** Run all the following as the analytics user. **

0) Deploy new version of refinery as per https://wikitech.wikimedia.org/wiki/Analytics/Systems/Cluster/Deploy/Refinery-source

1) open sqark2-sql and run:

ALTER TABLE `wmf`.`editors_daily` CHANGE COLUMN
  user_fingerprint_or_id user_fingerprint_or_name STRING COMMENT 'If an anonymous user, this is a hash of the IP + UA, otherwise it is their global username across wiki dbs'
;

now run:

	show partitions wmf.editors_daily;
	exit;

example output:
	spark-sql (default)> show partitions wmf.editors_daily;
	partition
	month=2022-06
	month=2022-07


2) For each month partition shown above, run the following HQL that will INSERT OVERWRITE the partition with valid data. Each run should take 2-3 minutes:


spark2-sql --master yarn --executor-memory 8G --executor-cores 4 --driver-memory 2G --conf spark.dynamicAllocation.maxExecutors=64 \
           -f editors_daily_monthly.hql                                                       \
           -d refinery_hive_jar=hdfs://analytics-hadoop/wmf/cache/artifacts/airflow/refinery-hive-0.1.27-shaded.jar  \
           -d source_table=wmf_raw.mediawiki_private_cu_changes                               \
           -d user_history_table=wmf.mediawiki_user_history                                   \
           -d destination_table=wmf.editors_daily                                             \
           -d month=2022-06                                                                   \
           -d coalesce_partitions=1

3) Now let's create the new monthly table:

spark2-sql -f create_editors_by_country_monthly_table.hql.hql   \
           --database wmf


Finally, run the following for the same partition sets we found above in step (1) to populate the new editors_by_country_monthly_table table.
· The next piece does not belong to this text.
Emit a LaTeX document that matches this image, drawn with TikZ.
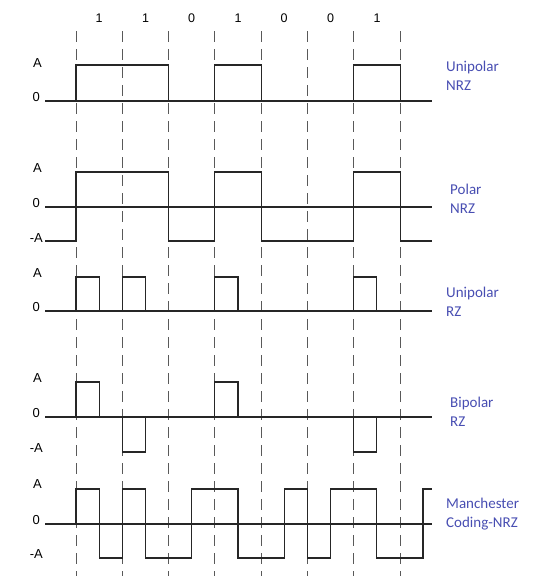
\documentclass[tikz,border=0pt]{standalone}
\usepackage{fontspec}
\setmainfont{Liberation Sans}
\newfontfamily\lblfont{Carlito}
\definecolor{lblblue}{RGB}{72,78,178}
\begin{document}
\begin{tikzpicture}[x=1pt,y=-1pt,
  sig/.style={line width=1.1pt,black!85},
  axisln/.style={line width=1.1pt,black!85},
  grid/.style={line width=0.9pt,black!65,dash pattern=on 11pt off 7pt},
  lev/.style={font=\fontsize{13}{15}\selectfont,anchor=east,inner sep=0pt},
  bit/.style={font=\fontsize{12.5}{14}\selectfont,inner sep=0pt},
  codename/.style={font=\lblfont\fontsize{15}{18.5}\selectfont,text=lblblue,align=left,anchor=west,inner sep=0pt}]
\useasboundingbox (0,0) rectangle (546,581);
% dashed bit boundaries
\foreach \i/\x in {0/76,1/122.3,2/168.6,3/214.9,4/261.2,5/307.5,6/353.8,7/400.1}{
  \coordinate (t\i) at (\x,31);
  \coordinate (b\i) at (\x,576);
  \draw[grid] (t\i) -- (b\i);
}
% bits
\foreach \x/\b [count=\k] in {99/1,145.5/1,191.5/0,238/1,284/0,330.5/0,377/1}
  \node[bit] (bit\k) at (\x,18) {\b};
% ---------- Unipolar NRZ
\node[lev] (u1A) at (42,63) {A};
\node[lev] (u10) at (40,97) {0};
\coordinate (u1s) at (45,101); \coordinate (u1e) at (432,101);
\draw[axisln] (u1s) -- (u1e);
\draw[sig] (76,101) |- (168.6,65) -- (168.6,101);
\draw[sig] (214.9,101) |- (261.2,65) -- (261.2,101);
\draw[sig] (353.8,101) |- (400.1,65) -- (400.1,101);
\node[codename] (n1) at (446,76) {Unipolar\\NRZ};
% ---------- Polar NRZ
\node[lev] (p2A) at (42,168) {A};
\node[lev] (p20) at (40,203) {0};
\node[lev] (p2m) at (43,238) {-A};
\coordinate (p2s) at (45,207); \coordinate (p2e) at (432,207);
\draw[axisln] (p2s) -- (p2e);
\draw[sig] (45,241) -- (76,241) -- (76,172) -- (168.6,172) -- (168.6,241) -- (214.9,241)
  -- (214.9,172) -- (261.2,172) -- (261.2,241) -- (353.8,241) -- (353.8,172)
  -- (400.1,172) -- (400.1,241) -- (432,241);
\node[codename] (n2) at (450,199) {Polar\\NRZ};
% ---------- Unipolar RZ
\node[lev] (u3A) at (42,273) {A};
\node[lev] (u30) at (40,307) {0};
\coordinate (u3s) at (45,311); \coordinate (u3e) at (432,311);
\draw[axisln] (u3s) -- (u3e);
\foreach \a/\b in {76/99.1,122.3/145.4,214.9/238,353.8/376.9}
  \draw[sig] (\a,311) |- (\b,277) -- (\b,311);
\node[codename] (n3) at (446,302) {Unipolar\\RZ};
% ---------- Bipolar RZ
\node[lev] (b4A) at (42,378) {A};
\node[lev] (b40) at (40,413) {0};
\node[lev] (b4m) at (43,448) {-A};
\coordinate (b4s) at (45,417); \coordinate (b4e) at (432,417);
\draw[axisln] (b4s) -- (b4e);
\draw[sig] (76,417) |- (99.1,382) -- (99.1,417);
\draw[sig] (214.9,417) |- (238,382) -- (238,417);
\draw[sig] (122.3,417) |- (145.4,452) -- (145.4,417);
\draw[sig] (353.8,417) |- (376.9,452) -- (376.9,417);
\node[codename] (n4) at (450,412) {Bipolar\\RZ};
% ---------- Manchester
\node[lev] (m5A) at (42,484) {A};
\node[lev] (m50) at (40,520) {0};
\node[lev] (m5m) at (43,554) {-A};
\coordinate (m5s) at (45,524); \coordinate (m5e) at (432,524);
\draw[axisln] (m5s) -- (m5e);
\draw[sig] (76,524) -- (76,489) -- (99.1,489) -- (99.1,558) -- (122.3,558) -- (122.3,489)
  -- (145.4,489) -- (145.4,558) -- (191.7,558) -- (191.7,489) -- (238,489) -- (238,558)
  -- (284.3,558) -- (284.3,489) -- (307.5,489) -- (307.5,558) -- (330.6,558) -- (330.6,489)
  -- (376.9,489) -- (376.9,558) -- (423,558) -- (423,489) -- (432,489);
\node[codename] (n5) at (446,514) {Manchester\\Coding-NRZ};
\end{tikzpicture}
\end{document}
Each run should take 2-3 minutes:

spark2-sql --master yarn --executor-memory 8G --executor-cores 4 --driver-memory 2G --conf spark.dynamicAllocation.maxExecutors=64 \
           -f unique_editors_by_country_monthly.hql \
           -d source_table=wmf.editors_daily \
           -d destination_table=wmf.unique_editors_by_country_monthly \
           -d month=2022-06 \
           -d coalesce_partitions=1